Besides all: I AM TOO FUCKING POOR TO PAY FOR WINDOWS! I’m still a high school student, my parents are not poor, but they can’t afford giving me a computer that is capable of running games, genuine windows, genuine office, 50$ per computer game, and I like music and books and going out too. This things cost a lot.

I want to be a game designer, and I would love to pay for games and for my music but I don’t have the money. Sorry, I just don’t have it. I am not a fucking thief. There are two options: either I download windows or I don’t use windows. Either I download your band or I won’t hear it. You are just fucking yourself, I’m a decent guy and if I had the money I’d buy your software, you are just losing word of mouth from me about how awesome your music is or making your OS standard with me and many pirates using it.

Now my windows is stuck and I can’t play COD2. Thank you.

I am not a fucking thief

yes, yes you are. a self justified thief, but a thief nonetheless. I don’t want to get into some BS about how different software is from actual goods (on account of it simply being data at the lowest level), but it costs money. Wether or not you can afford it is not a justifiable excuse for pirating.

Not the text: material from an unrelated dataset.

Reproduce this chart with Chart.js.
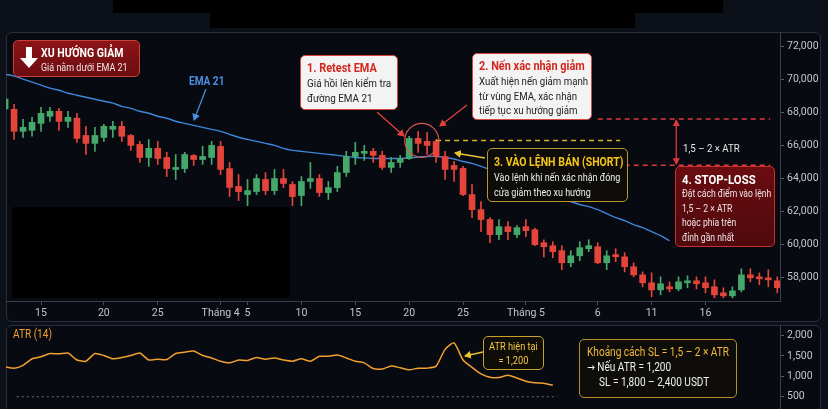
<!DOCTYPE html>
<html><head><meta charset="utf-8">
<script src="https://cdn.jsdelivr.net/npm/chart.js@4.4.1/dist/chart.umd.min.js"></script>
<style>
html,body{margin:0;padding:0;background:#0c1019;width:828px;height:409px;overflow:hidden;
 font-family:Roboto,"Liberation Sans",sans-serif;}
.panel{position:absolute;box-sizing:border-box;border:1px solid #2a2f39;border-radius:6px;background:#070a10;}
canvas{position:absolute;}
.box{position:absolute;box-sizing:border-box;border-radius:5px;}
.t{position:absolute;white-space:nowrap;transform:scaleX(0.84);transform-origin:0 0;}
.n{transform:scaleX(0.78);}
.redact{position:absolute;background:#000;}
svg{position:absolute;left:0;top:0;}
</style></head>
<body>
<div class="redact" style="left:113px;top:0;width:610px;height:13px"></div>
<div class="redact" style="left:210px;top:0;width:425px;height:28px"></div>

<div class="panel" style="left:6px;top:32px;width:815px;height:290px"></div>
<div class="panel" style="left:6px;top:325px;width:815px;height:95px"></div>

<canvas id="main" width="815" height="290" style="left:6px;top:32px;width:815px;height:290px"></canvas>
<canvas id="atr" width="815" height="84" style="left:6px;top:325px;width:815px;height:84px"></canvas>

<div class="redact" style="left:12px;top:207px;width:278px;height:91px;border-radius:3px"></div>

<svg width="828" height="409">
 <defs>
  <marker id="mr" markerWidth="8" markerHeight="8" refX="6" refY="4" orient="auto" markerUnits="userSpaceOnUse"><path d="M0,0 L7,4 L0,8 z" fill="#e2403a"/></marker>
  <marker id="my" markerWidth="8" markerHeight="8" refX="6" refY="4" orient="auto" markerUnits="userSpaceOnUse"><path d="M0,0 L7,4 L0,8 z" fill="#e8c233"/></marker>
  <marker id="mb" markerWidth="8" markerHeight="8" refX="6" refY="4" orient="auto" markerUnits="userSpaceOnUse"><path d="M0,0 L7,4 L0,8 z" fill="#4a90e2"/></marker>
 </defs>
 <line x1="377" y1="112" x2="404" y2="136" stroke="#e2403a" stroke-width="1.3" marker-end="url(#mr)"/>
 <line x1="467" y1="105" x2="440" y2="126" stroke="#e2403a" stroke-width="1.3" marker-end="url(#mr)"/>
 <line x1="485" y1="158" x2="455" y2="153" stroke="#e8c233" stroke-width="1.5" marker-end="url(#my)"/>
 <line x1="206" y1="89" x2="194" y2="120" stroke="#4a90e2" stroke-width="1.2" marker-end="url(#mb)"/>
 <line x1="483" y1="352" x2="465" y2="356" stroke="#e8c233" stroke-width="1.3" marker-end="url(#my)"/>
</svg>

<div class="box" style="left:13px;top:40px;width:127px;height:37px;background:linear-gradient(#8c1418,#6c0d11);border:1px solid #c8403a;">
 <svg width="30" height="34" style="left:3px;top:2px"><path d="M9,4 H15 V15 H21 L12,25 L3,15 H9 Z" fill="#fff"/></svg>
 <div class="t n" style="left:27px;top:3px;font-size:13.5px;font-weight:bold;color:#fff">XU HƯỚNG GIẢM</div>
 <div class="t n" style="left:27px;top:19px;font-size:11.5px;color:#f1e6e6">Giá nằm dưới EMA 21</div>
</div>

<div class="t" style="left:189px;top:74px;font-size:12px;font-weight:bold;color:#4a90e2">EMA 21</div>

<div class="box" style="left:300px;top:55px;width:98px;height:55px;background:#f3f3f3;border:1px solid #d8463f;">
 <div class="t" style="left:6px;top:4px;font-size:13px;font-weight:bold;color:#d4261f">1. Retest EMA</div>
 <div class="t" style="left:6px;top:20px;font-size:11.8px;line-height:15px;color:#222">Giá hồi lên kiểm tra<br>đường EMA 21</div>
</div>

<div class="box" style="left:472px;top:53px;width:120px;height:67px;background:#f3f3f3;border:1px solid #d8463f;">
 <div class="t" style="left:6px;top:4px;font-size:13px;font-weight:bold;color:#d4261f">2. Nến xác nhận giảm</div>
 <div class="t" style="left:6px;top:20px;font-size:11.5px;line-height:14.5px;color:#222">Xuất hiện nến giảm mạnh<br>từ vùng EMA, xác nhận<br>tiếp tục xu hướng giảm</div>
</div>

<div class="box" style="left:487px;top:148px;width:141px;height:54px;background:#0d0c09;border:1.5px solid #b8962e;">
 <div class="t n" style="left:6px;top:4px;font-size:13.5px;font-weight:bold;color:#f5c518">3. VÀO LỆNH BÁN (SHORT)</div>
 <div class="t n" style="left:6px;top:21px;font-size:11.5px;line-height:14.5px;color:#eee">Vào lệnh khi nến xác nhận đóng<br>cửa giảm theo xu hướng</div>
</div>

<div class="t" style="left:683px;top:141px;font-size:11.5px;color:#e6e6e6">1,5 – 2 × ATR</div>

<div class="box" style="left:675px;top:166px;width:100px;height:81px;background:linear-gradient(#6a0c10,#4e0a0d);border:1px solid #c8302c;">
 <div class="t" style="left:6px;top:4px;font-size:13.5px;font-weight:bold;color:#fff">4. STOP-LOSS</div>
 <div class="t n" style="left:6px;top:20px;font-size:11px;line-height:14.6px;color:#f0e4e4">Đặt cách điểm vào lệnh<br>1,5 – 2 × ATR<br>hoặc phía trên<br>đỉnh gần nhất</div>
</div>

<div class="t" style="left:13px;top:327px;font-size:12px;color:#f0a030">ATR (14)</div>

<div class="box" style="left:483px;top:336px;width:61px;height:34px;background:#0f0d08;border:1.3px solid #c9a22e;">
 <div class="t" style="left:0;width:70px;top:3px;text-align:center;font-size:11px;line-height:14px;color:#f2c744">ATR hiện tại<br>= 1,200</div>
</div>

<div class="box" style="left:579px;top:339px;width:158px;height:59px;background:#0e0d09;border:1.3px solid #b8902a;">
 <div class="t" style="left:7px;top:5px;font-size:12px;line-height:15px;color:#f0b940">Khoảng cách SL = 1,5 – 2 × ATR</div>
 <div class="t" style="left:7px;top:20px;font-size:12px;line-height:15px;color:#eee"><span style="font-family:'DejaVu Sans',sans-serif;font-size:11px">→</span> Nếu ATR = 1,200</div>
 <div class="t" style="left:19px;top:35px;font-size:12px;line-height:15px;color:#eee">SL = 1,800 – 2,400 USDT</div>
</div>

<script>
const opens  = [68200,68180,66850,66910,67330,67760,68060,67450,67640,66600,66120,66480,66970,67150,66600,66060,65270,65820,65270,64550,64600,65390,65150,65270,65940,64600,63520,63030,63210,63940,63270,64000,63640,62970,63820,64000,63150,63450,64360,65330,65520,65640,65400,64670,64970,65210,66420,66240,66240,65330,64790,64610,63030,62120,61520,60610,61090,60610,61090,60910,60120,59940,59640,58910,59330,59760,59880,58910,59400,59270,58670,58180,57700,57270,57460,57330,57700,57820,57700,57460,57090,56910,57270,58180,58060,58000,57820];
const highs  = [69000,68480,67580,67700,68300,68300,68240,68060,67940,67150,67090,67270,67450,67450,66670,66240,66360,66240,65580,65450,65580,65450,65940,66240,66240,64970,64240,63940,64240,64360,64550,64550,63820,64120,64970,64240,63820,64730,65640,66180,66000,65820,65640,65270,65400,66550,66850,66790,66360,65640,65030,64730,63640,62610,61640,61520,61400,61150,61520,61000,60300,60180,59940,59640,60180,60300,60120,59640,59760,59520,58910,58360,58300,58060,57760,58060,58120,58060,58060,57880,57400,57460,58550,58550,58300,58490,58060];
const lows   = [68000,66360,66480,66550,66850,67450,66900,67090,66180,65450,65640,66240,66480,66240,65700,64970,64730,64850,64120,63940,64360,64790,64850,64850,64240,62910,62670,62360,63030,63030,63030,63450,62360,62360,63400,62910,62730,63210,64120,64850,65090,64970,64550,64360,64670,65150,65580,65450,64970,63940,63820,62970,61640,60790,60120,60300,60300,60420,60480,59940,59270,59210,58490,58670,59030,59580,58850,58490,58970,58360,58060,57460,56850,56970,57150,57210,57400,57330,57090,56790,56790,56790,57150,57760,57580,57460,57090];
const closes = [68800,66850,67090,67390,67940,68060,67450,67700,66420,66120,66600,67150,67150,66550,66000,65270,65820,65210,64600,64670,65450,65150,65330,66000,64550,63460,63210,63270,64000,63270,64000,63700,62910,63820,64000,63150,63450,64360,65330,65580,65640,65400,64670,64970,65210,66420,66120,66000,65330,64550,64550,63030,62120,61520,60610,61090,60790,61030,60850,60000,59880,59580,58910,59330,59820,59940,58910,59330,59270,58670,58180,57700,57270,57640,57330,57760,57820,57640,57400,56970,56910,57210,58180,58000,57940,57880,57400];
const ema21  = [70300,70180,70000,69820,69640,69460,69330,69150,69030,68910,68790,68670,68550,68360,68240,68060,67940,67760,67640,67460,67330,67210,67090,66970,66850,66670,66490,66360,66240,66120,66000,65820,65700,65640,65580,65520,65460,65400,65330,65270,65240,65210,65210,65210,65210,65240,65300,65330,65330,65270,65180,65030,64910,64730,64550,64300,64060,63820,63580,63330,63150,62970,62790,62610,62430,62300,62120,61880,61640,61460,61210,61030,60790,60550,60240];
const atr14  = [1230,1200,1270,1430,1480,1560,1550,1570,1400,1370,1560,1510,1430,1460,1510,1570,1400,1420,1410,1560,1590,1620,1510,1450,1370,1330,1400,1390,1460,1420,1450,1400,1370,1430,1370,1490,1490,1520,1450,1370,1330,1190,1180,1250,1210,1160,1200,1200,1250,1660,1820,1400,1220,1060,980,970,1025,960,880,840,830,780];
const xTickIdx    = [4,11,17,24,27,33,39,45,51,58,66,72,78];
const xTickLabels = ['15','20','25','Tháng 4','5','10','15','20','25','Tháng 5','6','11','16'];
const priceTicks  = [58000,60000,62000,64000,66000,68000,70000,72000];
const atrTicks    = [500,1000,1500,2000];
const entryPrice  = 66300;
const stopUpper   = 67600;
const stopLower   = 64800;
const atrFloor    = 500;

const FONT = 'Roboto, sans-serif';
const GREEN = '#45a86a', RED = '#e5443b';
const idx = opens.map((_, i) => i);
const candleColor = c => closes[c.dataIndex] >= opens[c.dataIndex] ? GREEN : RED;
const noPad = a => { a.paddingTop = 0; a.paddingBottom = 0; };

const levelPlugin = {
  id: 'levels',
  afterDatasetsDraw(chart) {
    const {ctx, scales: {x, y}} = chart;
    ctx.save();
    ctx.lineWidth = 1.5;
    const hline = (i0, i1, v, color) => {
      ctx.strokeStyle = color; ctx.setLineDash([5, 4]);
      ctx.beginPath(); ctx.moveTo(x.getPixelForValue(i0), y.getPixelForValue(v));
      ctx.lineTo(x.getPixelForValue(i1), y.getPixelForValue(v)); ctx.stroke();
    };
    hline(48, 68.5, entryPrice, '#d9b526');
    hline(66, 85.2, stopUpper, '#e0383a');
    hline(66, 85.2, stopLower, '#e0383a');
    ctx.setLineDash([]);
    const ax = x.getPixelForValue(74.75), y1 = y.getPixelForValue(stopUpper), y2 = y.getPixelForValue(stopLower);
    ctx.strokeStyle = '#e0383a'; ctx.fillStyle = '#e0383a'; ctx.lineWidth = 1.3;
    ctx.beginPath(); ctx.moveTo(ax, y1 + 3); ctx.lineTo(ax, y2 - 3); ctx.stroke();
    ctx.beginPath(); ctx.moveTo(ax, y1); ctx.lineTo(ax - 3.5, y1 + 7); ctx.lineTo(ax + 3.5, y1 + 7); ctx.fill();
    ctx.beginPath(); ctx.moveTo(ax, y2); ctx.lineTo(ax - 3.5, y2 - 7); ctx.lineTo(ax + 3.5, y2 - 7); ctx.fill();
    ctx.strokeStyle = '#d9534f'; ctx.lineWidth = 1.2;
    ctx.beginPath(); ctx.arc(x.getPixelForValue(46.4), y.getPixelForValue(entryPrice), 17, 0, Math.PI * 2); ctx.stroke();
    ctx.restore();
  }
};

new Chart(document.getElementById('main'), {
  data: {
    datasets: [
      { type: 'bar', order: 1, grouped: false, barThickness: 6, minBarLength: 1.5, borderWidth: 0,
        backgroundColor: candleColor,
        data: idx.map(i => ({x: i, y: [Math.min(opens[i], closes[i]), Math.max(opens[i], closes[i])]})) },
      { type: 'bar', order: 2, grouped: false, barThickness: 1, borderWidth: 0,
        backgroundColor: candleColor,
        data: idx.map(i => ({x: i, y: [lows[i], highs[i]]})) },
      { type: 'line', order: 3, borderColor: '#3d86d8', borderWidth: 1.4, pointRadius: 0, tension: 0.3,
        data: ema21.map((v, i) => ({x: i, y: v})) }
    ]
  },
  options: {
    responsive: false, animation: false, events: [],
    layout: {padding: 0},
    plugins: {legend: {display: false}, tooltip: {enabled: false}},
    scales: {
      x: { type: 'linear', min: 0.1, max: 86.3, offset: false,
        afterBuildTicks: a => { a.ticks = xTickIdx.map(v => ({value: v})); },
        afterFit: a => { a.height = 21; a.paddingLeft = 0; a.paddingRight = 0; },
        grid: {drawOnChartArea: false, offset: false, tickLength: 4, color: '#4a4f5a'},
        border: {color: '#3a3f4a'},
        ticks: {color: '#c3c6cc', font: {family: FONT, size: 10.5}, padding: 2, maxRotation: 0, autoSkip: false,
          callback: (v, i) => xTickLabels[i]} },
      y: { type: 'linear', position: 'right', min: 56600, max: 72850,
        afterBuildTicks: a => { a.ticks = priceTicks.map(v => ({value: v})); },
        afterFit: a => { a.width = 41; noPad(a); },
        grid: {drawOnChartArea: false, tickLength: 4, color: '#5a5f6a'},
        border: {color: '#3a3f4a'},
        ticks: {color: '#c3c6cc', font: {family: FONT, size: 10.5}, padding: 3,
          callback: v => v.toLocaleString('en-US')} }
    }
  },
  plugins: [levelPlugin]
});

const floorPlugin = {
  id: 'floor',
  beforeDatasetsDraw(chart) {
    const {ctx, scales: {x, y}} = chart;
    ctx.save(); ctx.strokeStyle = '#6a6e78'; ctx.lineWidth = 1.2; ctx.setLineDash([2, 3]);
    ctx.beginPath(); ctx.moveTo(x.getPixelForValue(1.3), y.getPixelForValue(atrFloor));
    ctx.lineTo(x.getPixelForValue(61.5), y.getPixelForValue(atrFloor)); ctx.stroke(); ctx.restore();
  }
};

new Chart(document.getElementById('atr'), {
  type: 'line',
  data: { datasets: [{ borderColor: '#f0a030', borderWidth: 1.5, pointRadius: 0, tension: 0.2,
    data: atr14.map((v, i) => ({x: i, y: v})) }] },
  options: {
    responsive: false, animation: false, events: [],
    layout: {padding: 0},
    plugins: {legend: {display: false}, tooltip: {enabled: false}},
    scales: {
      x: {type: 'linear', display: false, min: 0.1, max: 86.3},
      y: { type: 'linear', position: 'right', min: 200, max: 2257,
        afterBuildTicks: a => { a.ticks = atrTicks.map(v => ({value: v})); },
        afterFit: a => { a.width = 41; noPad(a); },
        grid: {drawOnChartArea: false, tickLength: 4, color: '#5a5f6a'},
        border: {color: '#3a3f4a'},
        ticks: {color: '#c3c6cc', font: {family: FONT, size: 10.5}, padding: 3,
          callback: v => v.toLocaleString('en-US')} }
    }
  },
  plugins: [floorPlugin]
});
</script>
</body></html>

I’ll admit it- I pirate software fairly profusely. But you don’t see me jumping on a soapbox claiming that what I’m doing is justified. I don’t. Ideally, if you couldn’t afford something. You wouldn’t use it. Can’t afford a computer? Don’t get one. I didn’t have one until I was in grade 12 of high school (that being only 5 6 years ago, and the computer was a 286…). Can’t afford the software to run the computer? Go ahead and pirate it, just don’t jump on a pedestal claiming that what your doing is actually good for the products publishers. Even if that was the case, it wasn’t the reason you pirated it, now was it. You didn’t think, hmm, I think I’ll pirate this OS, not because I want it, but rather because I agree with the ideals of the company that produced it and would like for them to expand and grow, which I can supplement by giving them free publicity. Heck, they should be paying me to use their software… No. You pirated it because YOU wanted it, not because of any vested interest in the company that produced it.